И Цезарь было дрогнул. Собрал сходку и сказал, что не может больше видеть, как его верные солдаты измучены голодом и безуспешными попытками взять Аварик. И предложил прекратить осаду и уйти. И что же он услышал в ответ? Нет, сказали солдаты, ни за что они не уйдут отсюда, пока не возьмут город. Если уйдут, это станет для них просто позором, и не только для них, но и для всего римского народа. Цезарь был очень тронут такой преданностью и горд, что сумел за шесть лет воспитать такую армию. В начале войны его легионеры боялись даже россказней о грозных германцах, а теперь перед ним дисциплинированные, доблестные, бесстрашные, закаленные в бесчисленных схватках солдаты, готовые ради Юлия Цезаря на любые подвиги и лишения. Он был так растроган, что подарил им Аварик. Если город будет взят, сказал он, то будет отдан им на полное разграбление.

Когда и у осажденных галлов закончились припасы, они, по приказу Верцингеторига, решили покинуть город под покровом ночи. Но женщины… ох уж эти женщины! Они подняли вой, что их хотят оставить вместе с детьми на ужасные насилия врагам, и не хотели отпускать защитников из города. Но распоряжения молодого вождя надо было исполнять. Глаза и уши дороже бабьих истерик. Тогда проклятые бабы дали знать врагам, римлянам, что их мужья затеяли бежать. Вот такое случилось, прямо скажем, предательство со стороны слабого пола.

Римлянам удалось-таки усыпить бдительность галлов, и во время проливного дождя легионеры ворвались в город. И началась резня. При этом, как свидетельствует полководец, «солдаты не дали пощады ни дряхлым старикам, ни женщинам, ни малым детям».

Из четырех тысяч осажденных восемьсот все же уцелели и благополучно прорвались к своим. Верцингеториг на другой день собрал собрание и сказал: ну вот видите? А что я вам говорил? Цезарь возьмет любую крепость, и Аварик не мог быть исключением.

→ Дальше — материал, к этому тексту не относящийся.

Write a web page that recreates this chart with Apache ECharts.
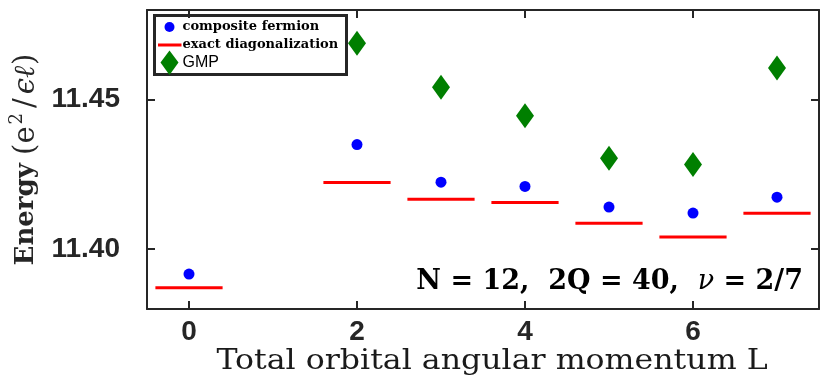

У римлян есть хитроумные машины, против которых мы бессильны. Мы должны воевать другим способом. Вот если бы мы сожгли Аварик, тогда враг был бы уже повержен, он не смог бы от голода даже доползти до своей Италии. Но не надо отчаиваться, утешал он воинов, наше дело правое, и, значит, победа обязательно будет за нами. При этом надо помнить, что на войне бывают ошибки и нельзя ждать каждодневных успехов. Наше спасение состоит в единстве, уверял он, и только в единстве. Если нам удастся объединить все галльские племена в один союз, то победить нас никому не удастся. И не города надо строить и защищать, как это мы делали раньше, а надо учиться у римлян строить военные лагеря. Вы посмотрите, как много они трудятся, прежде чем поселятся в своей временной крепости, откуда они могут стремительно наступать, а при нужде успешно обороняться. Ну и так далее. Присутствовавшие на собрании единогласно и с шумом одобрения встретили слова своего лидера.

Цезарь в своих «Записках» констатировал, что «в то время, как неудачи полководцев обыкновенно умаляют их авторитет, влияние Верцингеторига, наоборот, от понесенного поражения только стало со дня на день увеличиваться».

И это действительно так. К нему стали примыкать не только постоянно воюющие с римлянами племена, но и те, что считались «замиренными». Верцингеториг и тут продолжал копировать стратегию своего врага. У него были золотоносные рудники, и он покупал себе сторонников не только среди колеблющихся князьков, но и у коллаборационистов.

Для Цезаря стало просто шоком, что эдуи, представляете, эдуи, его верные и обласканные вассалы, тоже оказались предателями! Он потребовал от них десять тысяч пехоты и всю конницу для борьбы с Верцингеторигом, а они повели этих солдат его врагу! И они пришли бы к восставшим, не прояви Цезарь быстроту, когда узнал, что эдуйская пехота идет не туда, куда надо. Он, слава богу, сумел перехватить колонну, однако пора было делать выводы. Правда, с эдуями он сам был отчасти виноват: не на того поставил. На место правителя эдуев было два претендента, и надо быть ставить того, кто будет более зависимым от римлян, а он выбрал того, у кого и без Цезаря были все права на трон. Он-то и начал втравливать свой народ в новую кампанию против благодетеля.